Member of the New Hampshire Senate from the 20th District
- In office 1933–1938
- Preceded by: John M. Hubbard
- Succeeded by: Edmond J. Marcoux

Personal details
- Born: April 23, 1870 Rollinsford, New Hampshire, U.S.
- Died: October 4, 1946 (aged 76) Somersworth, New Hampshire, U.S.
- Party: Democratic
- Spouse: Mora Belle Hubbard ​(m. 1894)​;
- Relations: Jessie Doe (sister)
- Children: 3
- Parent(s): Charles and Edith (Haven) Doe

= Haven Doe =

American politician (1870–1946)

Haven Doe (April 23, 1870 – October 4, 1946) was an American politician who served in the New Hampshire General Court.

==Early life==
Doe was born on April 23, 1870, in Rollinsford, New Hampshire, to New Hampshire Supreme Court justice Charles Cogswell Doe and his wife Edith Haven Doe. He attended the Berwick Academy and graduated from Phillips Exeter Academy and the Massachusetts Institute of Technology. He spent many years as the station agent for the Boston and Maine Railroad in Somersworth, New Hampshire, and was a director of the Salmon Falls Manufacturing Company for thirteen years.

==Politics==
From 1893 to 1894, Doe was a member of the New Hampshire House of Representatives. He also held numerous local offices in Rollinsford and Somersworth. He was Somersworth's mayor in 1901 and served as treasurer for 21 years.

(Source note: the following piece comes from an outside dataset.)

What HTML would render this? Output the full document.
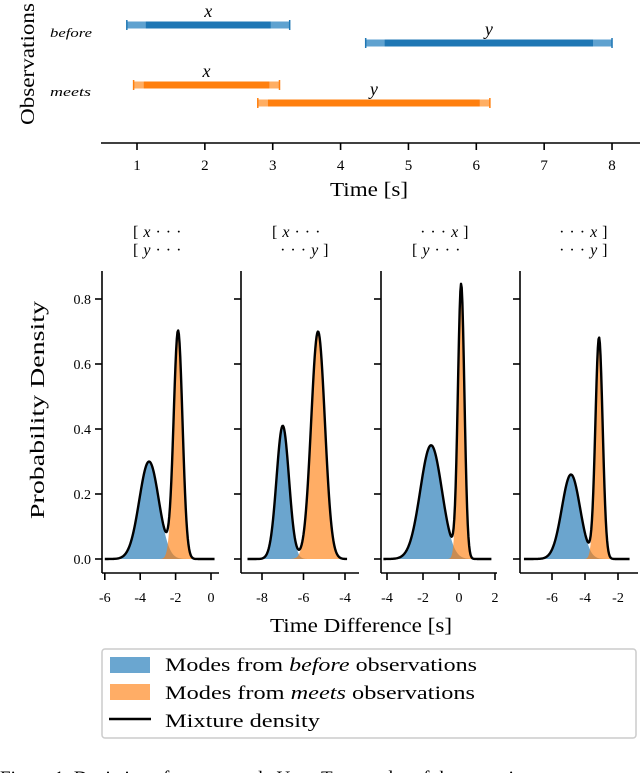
<!DOCTYPE html>
<html><head><meta charset="utf-8"><style>
html,body{margin:0;padding:0;background:#fff;width:640px;height:773px;overflow:hidden}
svg{display:block;font-family:"Liberation Serif",serif}
</style></head><body>
<svg id="fig" width="640" height="773" viewBox="0 0 640 773">
<g id="topchart"></g>
<g id="bottom"></g>
<g>
<rect x="102" y="649" width="534" height="89" rx="3" fill="#fff" stroke="#ccc" stroke-width="1.5"/>
<rect x="110" y="657" width="40" height="16" fill="#6aa6d0"/>
<text x="165" y="671" font-size="19" textLength="312" lengthAdjust="spacingAndGlyphs">Modes from <tspan font-style="italic">before</tspan> observations</text>
<rect x="110" y="684" width="40" height="16" fill="#ffad66"/>
<text x="165" y="699" font-size="19" textLength="310" lengthAdjust="spacingAndGlyphs">Modes from <tspan font-style="italic">meets</tspan> observations</text>
<line x1="109" y1="719" x2="151" y2="719" stroke="#000" stroke-width="2.5"/>
<text x="165" y="727" font-size="19" textLength="155" lengthAdjust="spacingAndGlyphs">Mixture density</text>
</g>
<text x="0" y="784" font-size="19">Figure 1:  Depiction of two example Ucen  Two modes of the posterior</text>
</svg>
<script>
// ---- top chart data ----
var obsLabels = ["x","y","x","y"];
var obsStart = [0.85, 4.37, 0.95, 2.78];
var obsEnd = [3.25, 8.0, 3.1, 6.2];
var obsGroup = ["before","before","meets","meets"];
var topTicks = [1,2,3,4,5,6,7,8];
// ---- bottom panels data ----
var blueMean = [-3.5, -7.0, -1.55, -4.85];
var blueSd = [0.55, 0.3, 0.6, 0.55];
var bluePeak = [0.30, 0.41, 0.35, 0.26];
var orangeMean = [-1.86, -5.3, 0.12, -3.15];
var orangeSd = [0.25, 0.33, 0.18, 0.22];
var orangePeak = [0.70, 0.70, 0.84, 0.68];
var domainMin = [-6, -8.7, -4.2, -7.7];
var domainMax = [0.2, -3.9, 1.8, -1.3];
var xTickVals = [[-6,-4,-2,0],[-8,-6,-4],[-4,-2,0,2],[-6,-4,-2]];
var yTickVals = [0.0,0.2,0.4,0.6,0.8];
var titleL1 = [["[ ","x"," · · ·"],["[ ","x"," · · ·"],["· · · ","x"," ]"],["· · · ","x"," ]"]];
var titleL2 = [["[ ","y"," · · ·"],["· · · ","y"," ]"],["[ ","y"," · · ·"],["· · · ","y"," ]"]];

(function(){
var NS="http://www.w3.org/2000/svg";
function mk(parent,tag,attrs){var e=document.createElementNS(NS,tag);for(var k in attrs)e.setAttribute(k,attrs[k]);parent.appendChild(e);return e;}

// ---- top chart ----
var tc=document.getElementById('topchart');
function tx(v){return 137+(v-1)*67.86;}
var rowY={before:[25,43],meets:[85,103]};
var cnt={before:0,meets:0};
var ax0=mk(tc,'line',{x1:101,y1:143,x2:640,y2:143,stroke:'#000','stroke-width':1.6});


for(var i=0;i<topTicks.length;i++){
  var t=mk(tc,'line',{x1:tx(topTicks[i]),y1:143,x2:tx(topTicks[i]),y2:150,stroke:'#000','stroke-width':1.6});
  
  
  var l=mk(tc,'text',{x:tx(topTicks[i]),y:170,'font-size':15,'text-anchor':'middle'});l.textContent=topTicks[i];
  
  
}
var xl=mk(tc,'text',{x:369,y:196,'font-size':20,'text-anchor':'middle',textLength:78,lengthAdjust:'spacingAndGlyphs'});xl.textContent='Time [s]';


var yl=mk(tc,'text',{x:0,y:0,'font-size':20,'text-anchor':'middle',textLength:122,lengthAdjust:'spacingAndGlyphs',transform:'translate(34,64) rotate(-90)'});yl.textContent='Observations';


var g1=mk(tc,'text',{x:50,y:37,'font-size':13,'font-style':'italic',textLength:42,lengthAdjust:'spacingAndGlyphs'});g1.textContent='before';


var g2=mk(tc,'text',{x:50,y:96,'font-size':13,'font-style':'italic',textLength:41,lengthAdjust:'spacingAndGlyphs'});g2.textContent='meets';


for(var i=0;i<obsStart.length;i++){
  var grp=obsGroup[i];var y=rowY[grp][cnt[grp]++];
  var col=grp==='before'?'#1f77b4':'#ff7f0e';var lc=grp==='before'?'#5fa2d0':'#ffae63';
  var x0=tx(obsStart[i]),x1=tx(obsEnd[i]);
  var m=grp==='before'?0.28:0.15;
  var lm=m*67.86;
  var b=mk(tc,'rect',{x:x0,y:y-3.5,width:x1-x0,height:7,fill:lc});
  
  
  mk(tc,'rect',{x:x0+lm,y:y-3.5,width:Math.max(0,x1-x0-2*lm),height:7,fill:col});
  mk(tc,'line',{x1:x0,y1:y-5,x2:x0,y2:y+5,stroke:col,'stroke-width':1.5});
  mk(tc,'line',{x1:x1,y1:y-5,x2:x1,y2:y+5,stroke:col,'stroke-width':1.5});
  var lb=mk(tc,'text',{x:(x0+x1)/2,y:y-8,'font-size':18,'font-style':'italic','text-anchor':'middle'});lb.textContent=obsLabels[i];
  
  
}

// ---- bottom panels ----
var bot=document.getElementById('bottom');
var spineX=[102,241,381,520];
var zeroX=[211,428,459,651];
var ppu=[17.7,20.75,18,16.5];
var rightEnd=[219,359,497,638];
function yv(v){return 559-v*325;}
function gauss(x,m,s,p){return p*Math.exp(-0.5*((x-m)/s)*((x-m)/s));}
for(var p=0;p<4;p++){
  (function(p){
  var g=mk(bot,'g',{});
  
  
  function xp(v){return zeroX[p]+v*ppu[p];}
  var N=160,bl=[],ol=[],ml=[];
  for(var k=0;k<=N;k++){
    var v=domainMin[p]+(domainMax[p]-domainMin[p])*k/N;
    var b=gauss(v,blueMean[p],blueSd[p],bluePeak[p]);
    var o=gauss(v,orangeMean[p],orangeSd[p],orangePeak[p]);
    bl.push(xp(v).toFixed(2)+','+yv(b).toFixed(2));
    ol.push(xp(v).toFixed(2)+','+yv(o).toFixed(2));
    ml.push(xp(v).toFixed(2)+','+yv(b+o).toFixed(2));
  }
  var x0=xp(domainMin[p]).toFixed(2),x1=xp(domainMax[p]).toFixed(2);
  var bf=mk(g,'path',{d:'M'+x0+','+yv(0)+'L'+bl.join('L')+'L'+x1+','+yv(0)+'Z',fill:'rgba(31,119,180,0.66)'});
  
  
  var of=mk(g,'path',{d:'M'+x0+','+yv(0)+'L'+ol.join('L')+'L'+x1+','+yv(0)+'Z',fill:'rgba(255,127,14,0.64)'});
  
  
  var mline=mk(g,'path',{d:'M'+ml.join('L'),fill:'none',stroke:'#000','stroke-width':2.4,'stroke-linejoin':'round'});
  
  
  var sx=spineX[p];
  var ya=mk(g,'line',{x1:sx,y1:271,x2:sx,y2:573,stroke:'#000','stroke-width':1.6});
  
  
  var xa=mk(g,'line',{x1:sx,y1:573,x2:rightEnd[p],y2:573,stroke:'#000','stroke-width':1.6});
  
  
  for(var j=0;j<yTickVals.length;j++){
    var yt=mk(g,'line',{x1:sx-7,y1:yv(yTickVals[j]),x2:sx,y2:yv(yTickVals[j]),stroke:'#000','stroke-width':1.6});
    
    
    if(p===0){
      var tl=mk(g,'text',{x:sx-11,y:yv(yTickVals[j])+5,'font-size':14,'text-anchor':'end'});tl.textContent=yTickVals[j].toFixed(1);
      
      
    }
  }
  for(var j=0;j<xTickVals[p].length;j++){
    var v=xTickVals[p][j];
    var xt=mk(g,'line',{x1:xp(v),y1:573,x2:xp(v),y2:580,stroke:'#000','stroke-width':1.6});
    
    
    var xl2=mk(g,'text',{x:xp(v),y:602,'font-size':14,'text-anchor':'middle'});xl2.textContent=String(v);
    
    
  }
  var t1=titleL1[p],t2=titleL2[p];
  var a1=t1[0].charAt(0)==='['?'start':'end';
  var axp=a1==='start'?sx+31:sx+88;
  var tt=mk(g,'text',{x:axp,y:237,'font-size':16,'text-anchor':a1,'letter-spacing':'0.5'});
  tt.appendChild(document.createTextNode(t1[0]));
  mk(tt,'tspan',{'font-style':'italic'}).textContent=t1[1];
  tt.appendChild(document.createTextNode(t1[2]));
  
  
  var a2=t2[0].charAt(0)==='['?'start':'end';
  var axp2=a2==='start'?sx+31:sx+88;
  var tt2=mk(g,'text',{x:axp2,y:255,'font-size':16,'text-anchor':a2,'letter-spacing':'0.5'});
  tt2.appendChild(document.createTextNode(t2[0]));
  mk(tt2,'tspan',{'font-style':'italic'}).textContent=t2[1];
  tt2.appendChild(document.createTextNode(t2[2]));
  
  
  })(p);
}
var pd=mk(bot,'text',{x:0,y:0,'font-size':20,'text-anchor':'middle',textLength:218,lengthAdjust:'spacingAndGlyphs',transform:'translate(44,410) rotate(-90)'});pd.textContent='Probability Density';


var td=mk(bot,'text',{x:361,y:632,'font-size':20,'text-anchor':'middle',textLength:182,lengthAdjust:'spacingAndGlyphs'});td.textContent='Time Difference [s]';


})();
</script>
</body></html>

Doe was a member of the New Hampshire Senate from 1911 to 1912 and again from 1933 to 1938. He was the Democratic nominee for President of the New Hampshire Senate in 1933 and 1935.

In 1933, Doe was appointed to the newly-formed New Hampshire Racing Commission by Republican governor John Gilbert Winant due to Executive Councilor Alphonse Roy's objection to an all-Republican commission and as a reward for Doe's support on the governor's 48 hour bill. He was reappointed in 1934, but not in 1935 due to political pressure to appoint someone from Hillsborough County. He returned to the commission that October after his successor, Arthur Johnson, resigned following an alleged plot to kidnap him. He was replaced the following year by Irving Hinkley, who had the support of the majority of Democratic Executive Councilors.